SPECT Scans and Controversy
Amen's practices use single-photon emission computed tomography, or SPECT, scans of brain activity in an attempt to compare the activity of a person's brain to a known healthy model. He prescribes both medication and non-medicative courses of treatment, depending on the case.
His use of SPECT scans has been a source of controversy. A 2012 review by the American Psychiatric Association (APA) found that neuroimaging studies "have yet to impact significantly the diagnosis or treatment of individual patients." The review also states that neuroimaging studies "do not provide sufficient specificity and sensitivity to accurately classify individual cases with respect to the presence of a psychiatric illness." The APA has concluded that "the available evidence does not support the use of brain imaging for clinical diagnosis or treatment of psychiatric disorders in children and adolescents."

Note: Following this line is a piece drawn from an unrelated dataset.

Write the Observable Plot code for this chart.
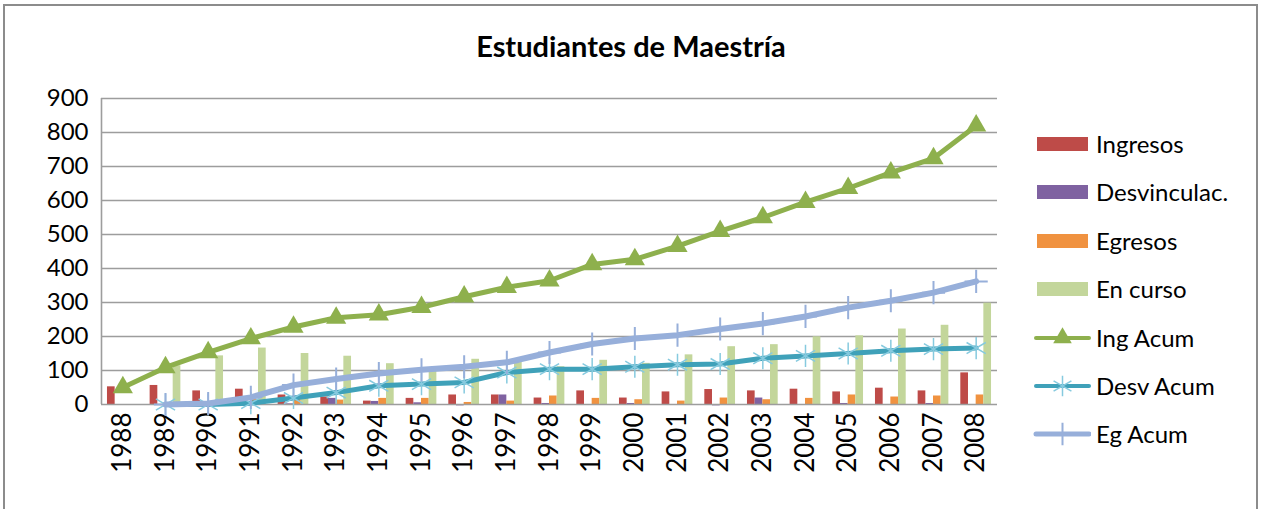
<!DOCTYPE html>
<html><head><meta charset="utf-8">
<script src="https://cdn.jsdelivr.net/npm/d3@7"></script>
<script src="https://cdn.jsdelivr.net/npm/@observablehq/plot@0.6"></script>
<style>
body{margin:0;background:#fff;font-family:Lato,"Open Sans",sans-serif;}
#wrap{position:relative;width:1264px;height:509px;overflow:hidden;}
#border{position:absolute;left:3px;top:4px;width:1255px;height:540px;border:2px solid #8c8c8c;box-sizing:border-box;pointer-events:none;}
#title{height:80px;line-height:1;padding-top:31px;box-sizing:border-box;text-align:center;font-weight:bold;font-size:29px;color:#000;width:1262px;}
#legend{position:absolute;left:1033px;top:0;}
.item{position:absolute;left:0;display:flex;align-items:center;font-size:24px;color:#000;white-space:nowrap;}
.item svg{margin-right:5px;}
#chart svg g[aria-label="x-axis tick label"] text{font-size:26px;}
#chart svg g[aria-label="y-axis tick label"] text{font-size:24px;}
</style></head>
<body>
<div id="wrap">
  <div id="title">Estudiantes de Maestría</div>
  <div id="chart"></div>
  <div id="legend"></div>
  <div id="border"></div>
</div>
<script>
const years       = [1988,1989,1990,1991,1992,1993,1994,1995,1996,1997,1998,1999,2000,2001,2002,2003,2004,2005,2006,2007,2008];
const ingresos    = [52,56,40,45,28,22,10,18,28,28,19,40,19,37,44,40,45,37,48,40,93];
const desvinculac = [0,0,0,0,2,18,9,5,-4,28,3,0,3,0,-4,19,0,3,0,3,-3];
const egresos     = [0,0,3,15,16,13,18,18,6,10,25,18,14,10,19,14,18,28,22,25,28];
const enCurso     = [null,114,143,166,150,142,120,102,133,124,111,130,121,146,170,176,199,202,222,233,298];
const ingAcum     = [50,109,153,194,228,255,264,286,317,345,364,412,427,466,510,550,595,636,682,724,820];
const desvAcum    = [null,0,0,4,19,35,55,60,65,94,104,104,111,117,119,136,143,150,158,163,166];
const egAcum      = [null,0,3,21,57,75,91,102,111,124,153,178,194,204,222,238,259,285,305,329,362];
const yTicks      = [0,100,200,300,400,500,600,700,800,900];

const barSeries = [
  {name:"Ingresos",     values:ingresos,    color:"#BE4B48"},
  {name:"Desvinculac.", values:desvinculac, color:"#7F62A1"},
  {name:"Egresos",      values:egresos,     color:"#F09240"},
  {name:"En curso",     values:enCurso,     color:"#C3D69B"}
];
const lineSeries = [
  {name:"Ing Acum",  values:ingAcum,  color:"#8EB04D", width:5, symbol:"triangle", r:7.5, mfill:"#8EB04D", mstroke:"none", mw:0},
  {name:"Desv Acum", values:desvAcum, color:"#3FA1B9", width:5, symbol:"asterisk", r:10.5, mfill:"none", mstroke:"#86CADF", mw:1.5},
  {name:"Eg Acum",   values:egAcum,   color:"#97AFDA", width:6, symbol:"plus",     r:7.5, mfill:"none", mstroke:"#97AFDA", mw:2}
];

const groupW = 0.72, barW = groupW/4;
const marks = [
  Plot.ruleY(yTicks.filter(v => v > 0), {stroke:"#9d9d9d", strokeWidth:1.6})
];
barSeries.forEach((s, k) => {
  const rows = years.map((yr, i) => ({year: yr, v: s.values[i]})).filter(d => d.v != null && d.v !== 0);
  marks.push(Plot.rectY(rows, {
    x1: d => d.year - groupW/2 + k*barW,
    x2: d => d.year - groupW/2 + (k+1)*barW,
    y1: 0, y2: "v", fill: s.color
  }));
});
marks.push(Plot.ruleX([1987.5], {stroke:"#9d9d9d", strokeWidth:1.6}));
marks.push(Plot.ruleY([0], {stroke:"#9d9d9d", strokeWidth:1.6}));
lineSeries.forEach(s => {
  const rows = years.map((yr, i) => ({year: yr, v: s.values[i]})).filter(d => d.v != null);
  marks.push(Plot.line(rows, {x:"year", y:"v", stroke:s.color, strokeWidth:s.width, strokeLinejoin:"round", strokeLinecap:"round"}));
  marks.push(Plot.dot(rows, {x:"year", y:"v", symbol:s.symbol, r:s.r, fill:s.mfill, stroke:s.mstroke, strokeWidth:s.mw}));
});

const chart = Plot.plot({
  width: 1264, height: 429,
  marginLeft: 101, marginRight: 267, marginTop: 18, marginBottom: 105,
  style: {fontFamily: "Lato, 'Open Sans', sans-serif", fontSize: "24px", color: "#000", background: "transparent", overflow: "visible"},
  x: {type:"linear", domain: [1987.5, 2008.5], ticks: years, tickFormat: d => String(d), tickRotate: -90, tickSize: 0, tickPadding: 8, label: null},
  y: {domain: [0, 900], ticks: yTicks, tickSize: 0, tickPadding: 13, label: null},
  marks
});
document.getElementById("chart").appendChild(chart);

// legend
const legend = document.getElementById("legend");
const ys = [144, 192, 241, 289, 338, 386, 434];
const symPath = {
  triangle: d3.symbol(d3.symbolTriangle, 150)(),
  asterisk: d3.symbol(d3.symbolAsterisk, 300)(),
  plus: d3.symbol(d3.symbolPlus, 170)()
};
const items = barSeries.map(s => ({name:s.name, kind:"bar", s})).concat(lineSeries.map(s => ({name:s.name, kind:"line", s})));
items.forEach((it, i) => {
  const div = document.createElement("div");
  div.className = "item";
  div.style.top = (ys[i] - 15) + "px";
  const ns = "http://www.w3.org/2000/svg";
  const svg = document.createElementNS(ns, "svg");
  svg.setAttribute("width", 58); svg.setAttribute("height", 28);
  if (it.kind === "bar") {
    const r = document.createElementNS(ns, "rect");
    r.setAttribute("x", 4); r.setAttribute("y", 7); r.setAttribute("width", 51); r.setAttribute("height", 14);
    r.setAttribute("fill", it.s.color);
    svg.appendChild(r);
  } else {
    const l = document.createElementNS(ns, "line");
    l.setAttribute("x1", 3); l.setAttribute("x2", 56); l.setAttribute("y1", 14); l.setAttribute("y2", 14);
    l.setAttribute("stroke", it.s.color); l.setAttribute("stroke-width", it.s.width - 1); l.setAttribute("stroke-linecap", "round");
    svg.appendChild(l);
    const p = document.createElementNS(ns, "path");
    p.setAttribute("d", symPath[it.s.symbol]);
    p.setAttribute("transform", "translate(29.5,14)");
    p.setAttribute("fill", it.s.mfill); p.setAttribute("stroke", it.s.mstroke); p.setAttribute("stroke-width", it.s.mw);
    svg.appendChild(p);
  }
  div.appendChild(svg);
  const t = document.createElement("span");
  t.textContent = it.name;
  div.appendChild(t);
  legend.appendChild(div);
});
</script>
</body></html>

Cognitive neuroscience researcher Martha Farah and psychologist S. J. Gillihan have also criticized Amen's use of brain imaging. Neurologist Michael Greicius, director of the Stanford Center for Memory Disorders, stated, "The PBS airing of Amen's program provides a stamp of scientific validity to work which has no scientific validity." These programs have been described as infomercials for Amen's clinics. The program's depiction of the "wonders of ginkgo and other 'natural' products such as St. John's wort" was also criticized. Alternative-medicine skeptic and physician Harriet A. Hall and neurologist Robert A. Burton have also voiced concerns.
Books and Publications
Amen's first book, Change Your Brain, Change Your Life, was published in 1999 and unexpectedly reached The New York Times best seller list after selling tens of thousands of copies in the first year. In his book Making a Good Brain Great, he provided his analysis and recommendations for brain improvement purported to enhance a person's overall happiness and ability.
Healing the Hardware of the Soul, written by Amen in 2008, was reviewed in the American Journal of Psychiatry by Andrew Leuchter. Leuchter said, "Dr. Amen makes a good case for the use of brain imaging to explain and medicalize mental disorders."
In 2013, Amen co-authored with pastor Rick Warren The Daniel Plan: 40 Days to a Healthier Life, on "how to lead a healthy life". Amen was one of the people-others included Mark Hyman and Mehmet Oz-that Warren recruited to help devise the program. Warren encouraged adoption of the plan by all member churches in his network of Saddleback churches. According to Janice Norris, "The Daniel Plan is…more than a diet.
In 2017, Amen and his wife, Tana, published The Brain Warrior's Way: Ignite Your Energy and Focus, Attack Illness and Aging, Transform Pain into Purpose, which Harriet Hall reviewed; she wrote: "Much of the advice in this book is mainstream medical advice, and there are helpful practical hints like putting your food on a smaller plate and not shopping for food when you are hungry.
Media Appearances and Criticism
Amen has produced television programs about his theories. Another, "Magnificent Mind at Any Age with Dr. Daniel Amen", was aired before January 1, 2009.
In 2012, The Washington Post Magazine ran a cover story titled "Daniel Amen is the most popular psychiatrist in America. To most researchers and scientists, that's a very bad thing".